Solar power farm in South Australia

The Bungala Solar Power Farm is a 220 MW solar power farm in Emeroo and Wami Kata near Port Augusta in South Australia. The first stage was connected to the grid in May 2018, and the second stage was connected to the grid in November 2018. The project gradually reached full power in 2020.

==History==
It was expected to be completed and the two stages together able to deliver 220 MW of electric power to the national grid from November 2018. It is being developed on 800 ha of land which was previously used as an ostrich farm, sheep and cattle station and is owned by the Bungala Aboriginal Corporation, a community employment and social services organisation. The completed project could contribute 220 MWac to the 132 kV electricity grid from 275 MWdc generation and expects to produce 570 GWh per year.

A professional training project is being set up to provide new skills and experience to 70 Aboriginal job seekers as part of the project. It will train them in operations and maintenance for stage 1 and construction of phase 2 of the project.

==Construction==
The development is on a 19th-century ostrich farm, later used for grazing sheep and cattle, and spans the boundary between the localities of Emeroo and Wami Kata.

The project is being built in stages. Stages 1 and 2 will produce a combined 220 MW of electricity. They were developed by Reach Energy and sold to a joint venture of Enel Green Power and Dutch Infrastructure Fund. The builder was Elecnor. Stage 3 is not scheduled to be built by 2024 but could include another 80 MW of generation, or 300 MW battery storage. Stage 3 was to be built if the company won a contract to supply electricity to the state government, however this contract was won by Aurora Solar Thermal Power Project. The entire output of stages 1 and 2 will be bought by Origin Energy.

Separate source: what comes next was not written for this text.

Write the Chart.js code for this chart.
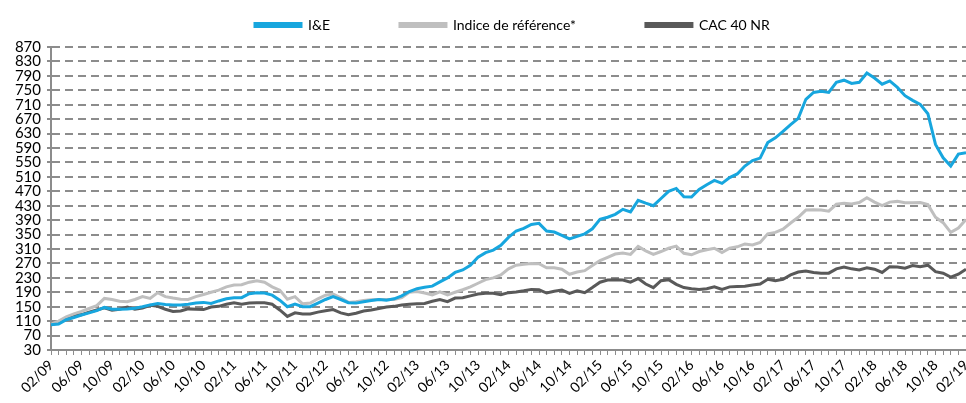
<!DOCTYPE html>
<html>
<head>
<meta charset="utf-8">
<script src="https://cdn.jsdelivr.net/npm/chart.js@4.4.1/dist/chart.umd.min.js"></script>
<style>
  html, body { margin: 0; padding: 0; background: #fff; }
  #wrap { width: 966px; height: 403px; }
</style>
</head>
<body>
<div id="wrap"><canvas id="perfChart"></canvas></div>
<script>
// monthly points, 02/09 -> 02/19
var months = [
  '02/09','03/09','04/09','05/09','06/09','07/09','08/09','09/09','10/09','11/09','12/09',
  '01/10','02/10','03/10','04/10','05/10','06/10','07/10','08/10','09/10','10/10','11/10','12/10',
  '01/11','02/11','03/11','04/11','05/11','06/11','07/11','08/11','09/11','10/11','11/11','12/11',
  '01/12','02/12','03/12','04/12','05/12','06/12','07/12','08/12','09/12','10/12','11/12','12/12',
  '01/13','02/13','03/13','04/13','05/13','06/13','07/13','08/13','09/13','10/13','11/13','12/13',
  '01/14','02/14','03/14','04/14','05/14','06/14','07/14','08/14','09/14','10/14','11/14','12/14',
  '01/15','02/15','03/15','04/15','05/15','06/15','07/15','08/15','09/15','10/15','11/15','12/15',
  '01/16','02/16','03/16','04/16','05/16','06/16','07/16','08/16','09/16','10/16','11/16','12/16',
  '01/17','02/17','03/17','04/17','05/17','06/17','07/17','08/17','09/17','10/17','11/17','12/17',
  '01/18','02/18','03/18','04/18','05/18','06/18','07/18','08/18','09/18','10/18','11/18','12/18',
  '01/19','02/19'
];

// labels shown under the axis (every 4 months)
var tickLabels = ['02/09','06/09','10/09','02/10','06/10','10/10','02/11','06/11','10/11',
  '02/12','06/12','10/12','02/13','06/13','10/13','02/14','06/14','10/14','02/15','06/15',
  '10/15','02/16','06/16','10/16','02/17','06/17','10/17','02/18','06/18','10/18','02/19'];

var ieValues = [
  100,102,114,120,127,133,139,148,143,143,
  144,146,150,155,159,156,155,155,157,160,
  162,159,166,172,175,175,186,189,188,182,
  168,150,157,150,150,160,170,178,170,161,
  160,164,167,170,168,172,180,192,200,204,
  207,219,230,245,252,265,287,300,307,320,
  342,360,367,378,381,360,357,348,338,345,
  352,366,392,398,406,420,413,445,437,430,
  450,470,478,455,454,475,488,500,492,508,
  518,540,555,562,605,618,636,655,672,725,
  744,747,744,772,778,769,772,798,784,767,
  776,758,735,722,711,685,600,563,540,573,577
];

var refValues = [
  102,110,122,130,137,145,153,173,170,165,
  164,170,178,173,189,178,174,171,170,178,
  184,190,196,205,210,211,218,222,218,205,
  196,171,178,158,160,172,182,185,175,162,
  164,167,169,170,170,170,175,190,192,188,
  183,191,183,190,197,205,215,225,230,238,
  255,265,268,270,269,258,258,254,240,246,
  250,264,278,287,296,299,295,317,305,295,
  303,312,318,298,294,303,308,312,300,312,
  316,324,321,328,352,356,365,382,398,418,
  419,418,415,434,437,435,439,452,440,430,
  440,442,438,438,439,433,398,383,356,368,392
];

var cacValues = [
  102,104,118,128,128,135,141,147,140,143,
  149,143,146,154,151,143,137,138,144,143,
  142,149,151,157,161,157,160,161,161,157,
  141,123,133,130,130,135,139,142,133,128,
  132,138,141,145,149,151,155,157,158,159,
  165,170,164,174,175,180,185,187,187,183,
  189,191,194,198,197,188,193,196,187,194,
  189,203,218,224,225,224,218,228,213,203,
  222,225,212,203,200,198,200,205,198,205,
  206,207,210,213,226,222,226,238,246,249,
  245,243,243,255,260,255,252,258,254,245,
  261,260,257,264,261,265,247,243,232,240,254
];

var fontFamily = "'Lato', 'Noto Sans', sans-serif";
var legendPad = 70;

// legend sits left of centre in the original, move it after layout
// (v4 clips the legend to its own box, so top is pulled up by the padding)
var legendPlacement = {
  id: 'legendPlacement',
  beforeInit: function(chart) {
    var origFit = chart.legend.fit;
    chart.legend.fit = function() {
      origFit.bind(chart.legend)();
      this.height = 47;
    };
  },
  afterLayout: function(chart) {
    var lg = chart.legend;
    lg.left = 255 - legendPad;
    lg.top = 18 - legendPad;
    lg.right = 966;
    lg.bottom = 44;
  }
};

function line(label, data, color) {
  return {
    label: label,
    data: data,
    borderColor: color,
    backgroundColor: color,
    borderWidth: 3,
    pointRadius: 0,
    tension: 0,
    fill: false
  };
}

var ctx = document.getElementById('perfChart').getContext('2d');
var chart = new Chart(ctx, {
  type: 'line',
  data: {
    labels: months,
    datasets: [
      line('I&E', ieValues, '#17a6de'),
      line('Indice de référence*', refValues, '#bfbfbf'),
      line('CAC 40 NR', cacValues, '#595959')
    ]
  },
  options: {
    responsive: true,
    maintainAspectRatio: false,
    animation: false,
    layout: { padding: 0 },
    plugins: {
      tooltip: { enabled: false },
      legend: {
        position: 'top',
        align: 'start',
        labels: {
          boxWidth: 46,
          boxHeight: 3,
          padding: legendPad,
          color: '#000',
          font: { family: fontFamily, size: 14 }
        }
      }
    },
    scales: {
      x: {
        offset: false,
        grid: {
          drawOnChartArea: false,
          drawTicks: true,
          tickLength: 5,
          color: '#8c8c8c'
        },
        border: { color: '#8c8c8c', width: 2 },
        ticks: {
          autoSkip: false,
          maxRotation: 45,
          minRotation: 45,
          padding: 2,
          color: '#000',
          font: { family: fontFamily, size: 14 },
          callback: function(val, i) {
            var lab = months[i];
            return tickLabels.indexOf(lab) >= 0 ? lab : '';
          }
        },
        afterFit: function(scale) {
          scale.height = 53;
          scale.paddingRight = 0;
        }
      },
      y: {
        min: 30,
        max: 870,
        grid: {
          color: '#8c8c8c',
          lineWidth: 2,
          tickLength: 4
        },
        border: { color: '#8c8c8c', width: 2, dash: [8, 5] },
        ticks: {
          stepSize: 40,
          autoSkip: false,
          padding: 6,
          color: '#000',
          font: { family: fontFamily, size: 15 }
        },
        afterFit: function(scale) {
          scale.width = 51;
        }
      }
    }
  },
  plugins: [legendPlacement]
});
</script>
</body>
</html>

Civil engineering and construction on site was managed by Catcon. The Construction, Forestry, Mining and Energy Union accused the construction company of unsafe work practices when a construction worker was crushed by equipment on site in February 2018.

As the site is 300 km from the state capital of Adelaide where planning approval is granted, there had been some local issues that were not well understood in Adelaide. These related to dust during construction and ongoing contributions into the local economy once construction is complete. The state Planning Commission visited the site in July 2018.

The first supply of electricity from one section of 45 MW was connected to the National Electricity Market in May 2018. The entire first phase of the project was commissioned in September and the second phase of the Bungala Solar Project started feeding electricity into the grid in October 2018. Technical issues delayed the project finish until 2020.

The Emeroo grid battery proposed at the site received one government approval in 2025. It is scheduled to cost $400 million, with 225 megawatt (MW) and 900 megawatt hour (MWh) by 2027.

==Size and operation==
The Bungala Solar Power Farm is one of the largest solar farms in Australia. It covers 2000 acres.

Phase One has a Max-to-Registered-Capacity ratio of 1:1.23, as the panels are 135 MW DC and the inverters are 110 MW AC. Along with solar tracking, this yields a capacity factor of 25%, of one the highest in Australia. In 2022, it earned $145 per kW capacity.